Fort heureusement, il existe malgré tout un droit international, et un certain nombre de juridictions internationales qui sont là pour ça. Après, c'est toujours très compliqué, très long, et cela pose la question de la puissance des États. On sait tout cela, on peut relativiser - mais la réalité est celle-là.
Je vous rappelle que, compte tenu de la gravité de cette décision unilatérale, le président Obama - pour lequel nous pouvons tous, je pense, avoir une certaine admiration quant à la rectitude - s'y est opposé par l'intermédiaire du veto. S'il a mis son veto en tant que Président des États-Unis, ce n'est pas juste comme ça, par amusement politicien. C'est parce que l'image des États-Unis est en jeu, et peut-être aussi un intérêt supérieur des États-Unis, à savoir le respect des règles internationales, de l'ordre international - sachant que nous condamnons par ailleurs tel ou tel pays précisément parce qu'il ne respecte pas cet ordre international.
Le raisonnement qui est le vôtre, monsieur le député, est le suivant : «Puisqu'un État viole ou est en train de violer l'ordre international, eh bien, il faut que nous fassions pareil». Je vous laisse imaginer ce qui se passerait si, dans la vie quotidienne, tout le monde raisonnait de la même manière ! Je ne pense pas que ce soit une bonne manière de faire. Ce n'est pas un bon exemple à donner que de dire : «Vous le violez ? Nous le violons !» - car nous violerions le droit international si nous le faisions.

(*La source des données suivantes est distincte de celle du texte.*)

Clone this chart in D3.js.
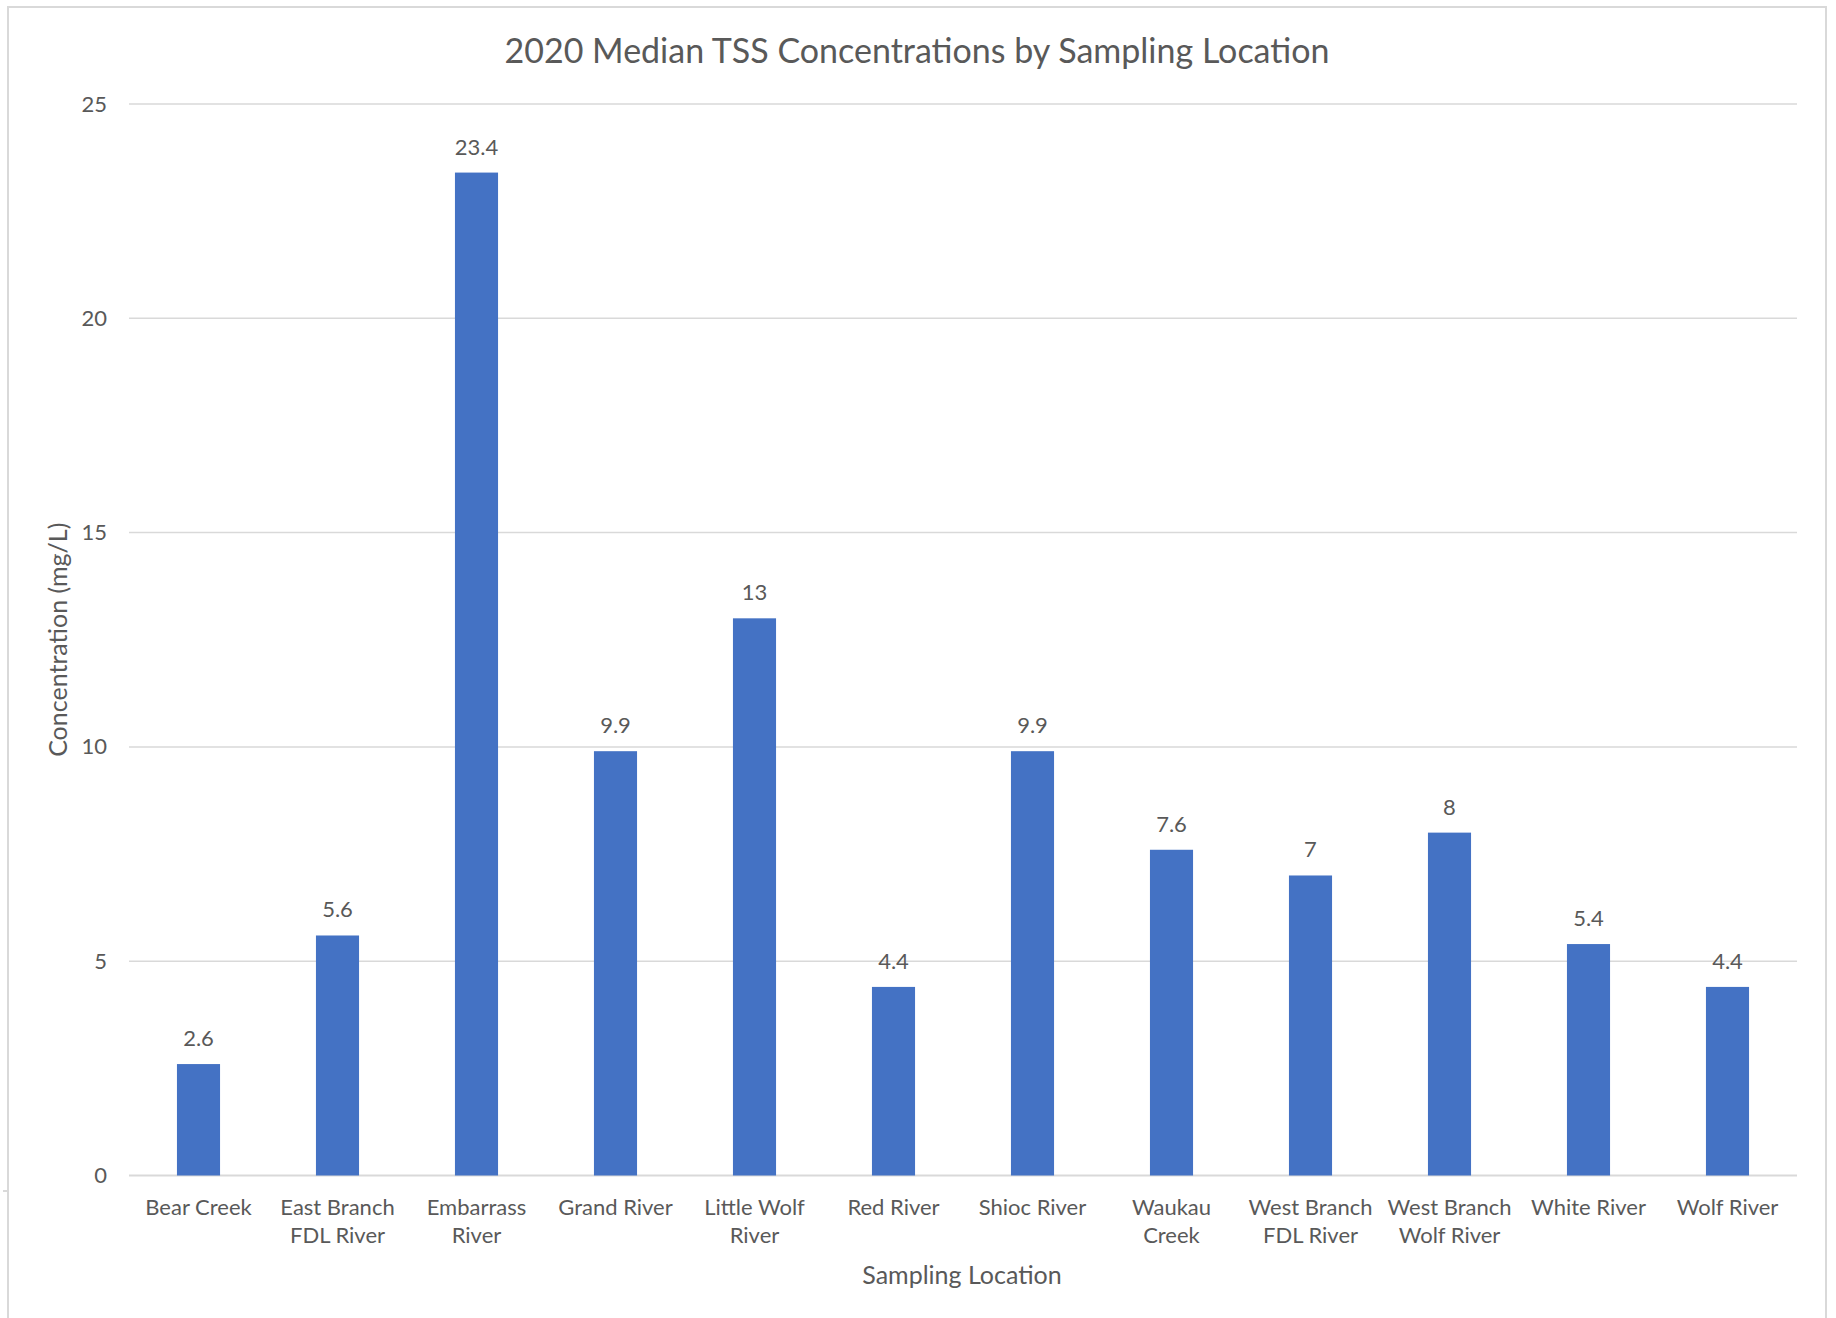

Je ne sais pas quelle serait la capacité du Conseil constitutionnel en pareil cas ; il est très compliqué de savoir ce qui, du point de vue du droit international, s'impose ou ne s'impose pas aux États. Je ne veux pas préjuger de la question, car je ne suis pas professeur de droit international public ; je ne le suis pas, ne l'ai pas été et ne le serai pas demain. Je suis donc totalement incapable de me prononcer sur la question, mais je pense qu'il y aurait quand même un problème.
Je termine. L'enjeu est important, en termes d'image : parce qu'un grand pays s'apprête à violer le droit, il faudrait qu'un autre grand pays, membre des plus grandes instances de l'ONU, notamment du conseil de sécurité, viole le droit ? Je ne crois pas que ce serait une bonne manière de faire. Ce ne serait pas une bonne façon de donner à la France la place qui est la sienne et de lui conserver le rang qui est le sien. (...).